On the outbreak of war his battalion was at Alexandria and they sailed for home arriving at Southampton on the 1st of October 1914. They embarked for Belgium at Southampton on the 5th of October landing at Zeebrugge on the 7th, although Charles Huggins had gone ahead with the Battalion Quartermaster Sergeant on another ship. He was wounded on the 16th of November 1914 while the battalion was holding trenches at Sailly near the River Lys. He was promoted to Major on the 5th of January 1916 and served in the War Office from 1915 to 1918 as a Deputy Assistant Adjutant General and as Director of Prisoners of War.

He served as an Adjutant in the Territorial Army from 1920 to 1923.

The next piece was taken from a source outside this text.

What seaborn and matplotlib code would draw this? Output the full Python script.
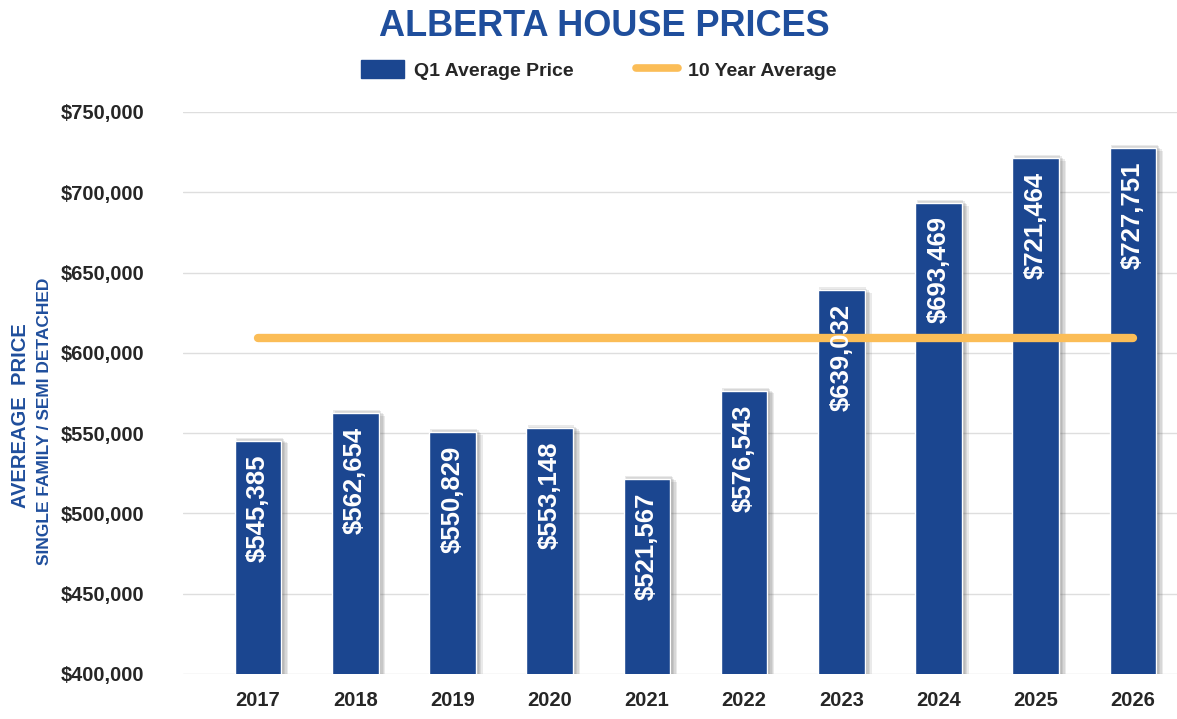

He was appointed as second in command of the Gordon Highlanders and was based in Malta. On the 2nd of November 1924 he, his wife and their son Ulric, were invited to have tea on board the cruiser HMS Calypso in Valetta Harbour. They boarded a cutter at the Customs House Steps and were travelling across the harbour when Lieutenant Cronyn, the officer in charge, realised that they were on a collision course with the destroyer HMS Venomous. He shouted a warning and threw the boy overboard as the cutter was struck amidships and quickly sank. Charles Huggins went down with the boat but surfaced shortly afterwards gasping for breath. His wife was trapped in an air bubble in the wreckage but managed to free herself and reach the surface.

He became a member of the Worshipful Company of Saddlers on the 11th of May 1904 and later served as Master of the Company. He retired from the army on the 1st of March 1927. During the Second World War he served as Chief Warden with Air Raid Precautions for the Hadlow Down Parish.

He lived at "The Wilderness", Hadlow Down in Sussex where he died.

His medals were sold at auction in 2006.